Facebook is asking for nude photos, but the reason isn't for what you think.

The social media site is using a new strategy to combat revenge porn, by asking its users to report the explicit images before a wrongdoer has a chance to distribute the pictures without consent.

To use the test program, individuals will be required to fill out an online form with Australia's e-Safety office, detailing their predicament. Users will then need to upload nude pictures on Facebook Messenger - by starting a conversation with themselves - followed by flagging it "non-consensual intimate image."

It will then digitally "hash" the pictures, giving them a unique digital fingerprint. These will be used to identify and block any uploads of same image, but they will not be stored.

The pilot program will be tested in Australia, in partnership with a small government agency led by e-safety commissioner, Julie Inman Grant, the Australian Broadcasting Corporation (ABC) reports.

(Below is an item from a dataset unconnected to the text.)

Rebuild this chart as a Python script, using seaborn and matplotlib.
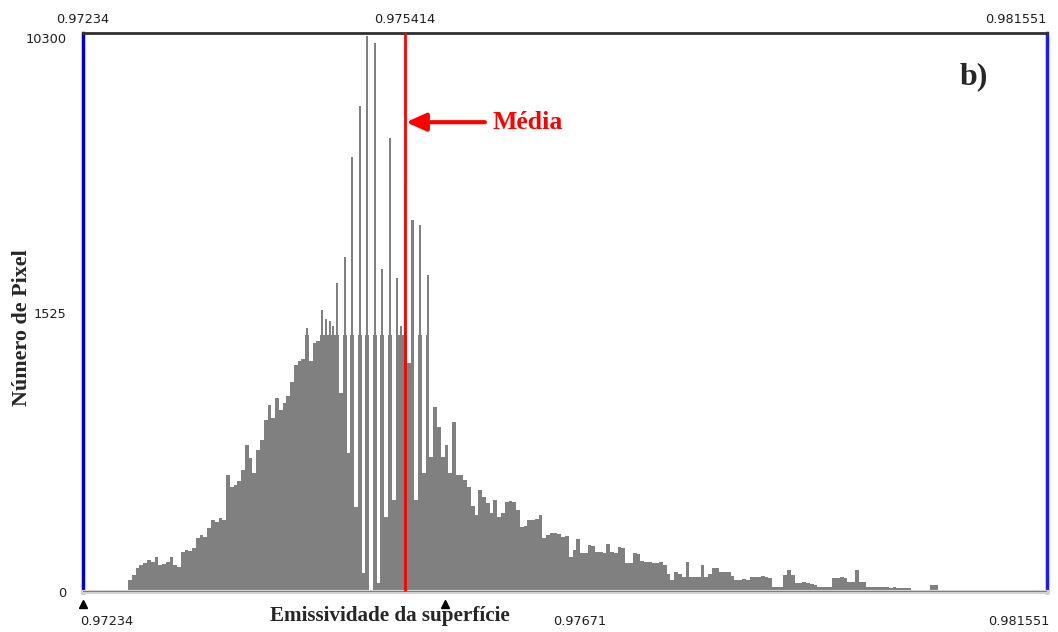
import numpy as np
import matplotlib
matplotlib.use("Agg")
import matplotlib.pyplot as plt
import matplotlib.transforms as mtransforms
import seaborn as sns

# ---------------- data ----------------
x_min = 0.97234
x_max = 0.981551
mean_value = 0.975414
n_bins = 256

pixel_counts = [
    0, 0, 0, 0, 0, 0, 0, 5, 0, 8,
    0, 10, 65, 93, 131, 147, 158, 174, 163, 190,
    147, 152, 163, 190, 147, 136, 218, 229, 223, 240,
    294, 310, 300, 349, 392, 381, 403, 392, 637, 572,
    583, 605, 664, 800, 730, 648, 773, 828, 937, 1018,
    948, 1057, 991, 1029, 1067, 1144, 1236, 1258, 1274, 1443,
    1263, 1361, 1367, 1600, 1490, 1481, 1450, 2450, 1084, 3270,
    757, 6400, 463, 8000, 103, 10200, 0, 10000, 49, 2900,
    408, 7000, 501, 2600, 1450, 5590, 1250, 4430, 501, 4270,
    648, 2700, 735, 1010, 900, 735, 800, 650, 926, 637,
    637, 610, 572, 470, 419, 555, 520, 485, 430, 500,
    408, 430, 490, 495, 490, 446, 354, 360, 392, 392,
    400, 420, 294, 310, 321, 320, 315, 300, 305, 190,
    229, 290, 212, 215, 256, 250, 218, 220, 215, 260,
    218, 212, 245, 240, 158, 160, 212, 205, 170, 163,
    165, 160, 158, 165, 150, 100, 65, 109, 100, 82,
    163, 82, 82, 82, 147, 82, 100, 131, 131, 109,
    109, 109, 90, 65, 65, 70, 65, 82, 82, 82,
    85, 82, 75, 27, 27, 30, 93, 120, 93, 49,
    49, 55, 49, 45, 40, 27, 27, 30, 27, 76,
    76, 80, 76, 54, 54, 120, 54, 54, 27, 27,
    27, 27, 27, 27, 22, 27, 22, 22, 22, 22,
    11, 11, 11, 11, 11, 38, 38, 11, 11, 5,
    11, 5, 11, 0, 5, 0, 5, 0, 0, 5,
    0, 0, 5, 0, 0, 0, 0, 0, 0, 11,
    11, 0, 0, 0, 0, 5,
]

y_ticks = [0, 1525, 10300]
y_tick_labels = ["0", "1525", "10300"]
top_ticks = [0.97234, 0.975414, 0.981551]
top_tick_labels = ["0.97234", "0.975414", "0.981551"]
bottom_ticks = [0.97234, 0.97671, 0.981551]
bottom_tick_labels = ["0.97234", "0.97671", "0.981551"]
stretch_marks = [0.97234, 0.9758]

# ---------------- figure ----------------
sns.set_theme(style="white")
plt.rcParams["font.family"] = ["DejaVu Sans"]

W, H = 1058, 632
fig = plt.figure(figsize=(W / 100, H / 100), dpi=100)
ax = fig.add_axes([83 / W, 1 - 592 / H, 964 / W, 559 / H])

edges = np.linspace(x_min, x_max, n_bins + 1)
centers = (edges[:-1] + edges[1:]) / 2
counts = np.asarray(pixel_counts, dtype=float)
body_level = 1400  # above this level spikes render as thin lines
bar_col = "#808080"

# thin spikes of the quantised values (only visible above the body)
sns.histplot(x=centers, weights=counts, bins=n_bins, binrange=(x_min, x_max),
             ax=ax, color=bar_col, alpha=1.0, edgecolor="none", linewidth=0,
             element="bars", stat="count", shrink=0.55)
# body of the histogram (full-width bins)
sns.histplot(x=centers, weights=np.minimum(counts, body_level), bins=n_bins,
             binrange=(x_min, x_max), ax=ax, color=bar_col, alpha=1.0,
             edgecolor="none", linewidth=0, element="bars", stat="count")

# piecewise-linear y scale as in the ENVI histogram window
def fwd(v):
    v = np.asarray(v, dtype=float)
    return np.where(v <= 1525, v / 1525 * 0.5, 0.5 + (v - 1525) / (10300 - 1525) * 0.5)

def inv(u):
    u = np.asarray(u, dtype=float)
    return np.where(u <= 0.5, u / 0.5 * 1525, 1525 + (u - 0.5) / 0.5 * (10300 - 1525))

ax.set_yscale("function", functions=(fwd, inv))

ax.set_xlim(x_min, x_max)
ax.set_ylim(0, 10300)
ax.set_xlabel("")
ax.set_ylabel("")

# mean line
ax.axvline(mean_value, color="#ff0000", lw=2, zorder=5)
ax.axhline(0, color="#6e6e6e", lw=1.2, zorder=6)

# spines
for s in ax.spines.values():
    s.set_visible(True)
ax.spines["left"].set_color("#0000c8")
ax.spines["left"].set_linewidth(2.5)
ax.spines["right"].set_color("#1a1aff")
ax.spines["right"].set_linewidth(2.5)
ax.spines["top"].set_color("#303030")
ax.spines["top"].set_linewidth(2)
ax.spines["bottom"].set_color("#d2d2d2")
ax.spines["bottom"].set_linewidth(3)

tick_fs = 9.3
tick_col = "#1e1e1e"

# y ticks
ax.set_yticks(y_ticks)
ax.set_yticklabels(y_tick_labels, fontsize=tick_fs, color=tick_col)
ax.tick_params(axis="y", length=0, pad=12)
for lbl in ax.get_yticklabels():
    if lbl.get_text() == "10300":
        lbl.set_va("top")

# top x tick labels
ax.xaxis.set_ticks_position("top")
ax.set_xticks(top_ticks)
ax.set_xticklabels(top_tick_labels, fontsize=tick_fs, color=tick_col)
ax.tick_params(axis="x", length=0, pad=5)
tl = ax.get_xticklabels()
tl[-1].set_ha("right")

# bottom labels
xt = ax.get_xaxis_transform()
ha_list = ["left", "left", "right"]
dx_list = [-2, 9, 2]
for val, lab, ha, dx in zip(bottom_ticks, bottom_tick_labels, ha_list, dx_list):
    tr = mtransforms.offset_copy(xt, fig=fig, x=dx, y=0, units="points")
    ax.text(val, -0.052, lab, transform=tr, ha=ha, va="center",
            fontsize=tick_fs, color=tick_col)
ax.plot(stretch_marks, [-0.022] * len(stretch_marks), linestyle="none",
        marker="^", color="black", markersize=6, transform=xt, clip_on=False)

# axis titles
serif = ["Liberation Serif", "DejaVu Serif"]
fig.text(390 / W, 1 - 616 / H, "Emissividade da superfície", ha="center", va="center",
         fontsize=15.2, fontweight="bold", family=serif)
fig.text(22 / W, 1 - 328 / H, "Número de Pixel", ha="center", va="center",
         rotation=90, fontsize=15.8, fontweight="bold", family=serif)

# panel letter
fig.text(974 / W, 1 - 77 / H, "b)", ha="center", va="center",
         fontsize=23, fontweight="bold", family=serif)

# Média annotation
ax.annotate("", xy=(mean_value, 7500), xytext=(0.97618, 7500),
            arrowprops=dict(arrowstyle="-|>,head_length=1.0,head_width=0.45",
                            color="#ff0000", lw=3, shrinkA=0, shrinkB=1))
ax.text(0.976255, 7500, "Média", color="#ff0000", ha="left", va="center",
        fontsize=18.5, fontweight="bold", family=serif)

fig.savefig("out.png", dpi=100)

Inman Grant says victims of "image-based abuse" will be able to take the power back into their own hands by using this new technology.

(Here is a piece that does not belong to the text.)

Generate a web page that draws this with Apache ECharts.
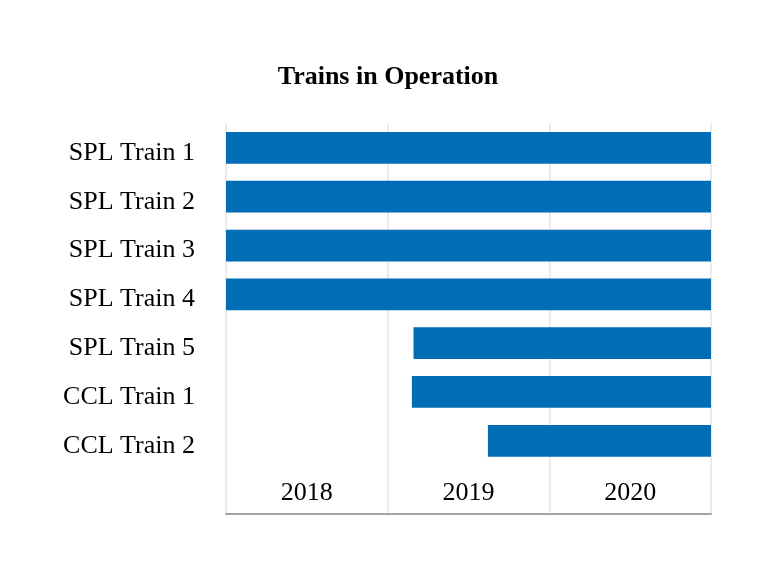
<!DOCTYPE html>
<html>
<head>
<meta charset="utf-8">
<script src="https://cdn.jsdelivr.net/npm/echarts@6/dist/echarts.min.js"></script>
<style>
html,body{margin:0;padding:0;background:#fff;}
#chart{width:776px;height:578px;}
</style>
</head>
<body>
<div id="chart"></div>
<script>
var categories = ['SPL Train 1','SPL Train 2','SPL Train 3','SPL Train 4','SPL Train 5','CCL Train 1','CCL Train 2',''];
var startYears = [2018, 2018, 2018, 2018, 2019.16, 2019.15, 2019.62];
var endYears = [2021, 2021, 2021, 2021, 2021, 2021, 2021];
var yearLabels = ['2018','2019','2020'];

var FONT = "'Liberation Serif','Times New Roman',serif";
var chart = echarts.init(document.getElementById('chart'), null, {renderer:'canvas'});
var durations = endYears.map(function(e,i){ return e - startYears[i]; });

chart.setOption({
  animation:false,
  backgroundColor:'#ffffff',
  title:{
    text:'Trains in Operation',
    left:'center',
    top:59,
    textStyle:{fontFamily:FONT,fontSize:26,fontWeight:'bold',color:'#000'}
  },
  grid:{left:226,right:65,top:123.5,bottom:64,containLabel:false},
  xAxis:[{
    type:'value',min:2018,max:2021,interval:1,
    axisLine:{show:false},axisTick:{show:false},axisLabel:{show:false},
    splitLine:{show:true,lineStyle:{color:'#e4e4e4',width:1.5}}
  },{
    type:'category',position:'bottom',data:yearLabels,boundaryGap:true,
    axisLine:{show:true,lineStyle:{color:'#a3a3a3',width:2}},
    axisTick:{show:false},splitLine:{show:false},
    axisLabel:{inside:true,margin:8,fontFamily:FONT,fontSize:26,color:'#000'}
  }],
  yAxis:{
    type:'category',inverse:true,data:categories,
    axisLine:{show:false},axisTick:{show:false},splitLine:{show:false},
    axisLabel:{
      margin:31,
      formatter:function(v){ return v ? '{a|' + v + '}' : ''; },
      rich:{a:{fontFamily:FONT,fontSize:26,color:'#000',padding:[10,0,0,0]}}
    }
  },
  series:[{
    type:'bar',stack:'t',xAxisIndex:0,data:startYears,
    itemStyle:{color:'rgba(0,0,0,0)'},barWidth:'65%',silent:true
  },{
    type:'bar',stack:'t',xAxisIndex:0,data:durations,
    itemStyle:{color:'#006db6'},barWidth:'65%'
  }]
});
</script>
</body>
</html>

"We see many scenarios where maybe photos or videos were taken consensually at one point, but there was not any sort of consent to send the images or videos more broadly," she said.

Due to a rise in revenge porn, it's become the norm for users to be concerned over what they share online or send to a second party.

A 2016 study published by the Data & Society Research Institute, 47 per cent of Americans have faced online harassment, with one in 25 residents either threatened with or victims of non-consensual image sharing.

This isn't the first time Facebook has made efforts to eliminate revenge porn. In April 2016, the social network established a strategy to remove images already online.

If an individual reports a picture as revenge porn on Facebook, the site's moderators will tag the image using photo-matching technology in order to prevent it from spreading.

For some users who may be skeptical of Facebook's new feature, Inman Grant puts those fears to rest.

"They're not storing the image, they're storing the link and using artificial intelligence and other photo-matching technologies," Inman Grant said. "So if somebody tried to upload that same image, which would have the same digital footprint or hash value, it will be prevented from being uploaded."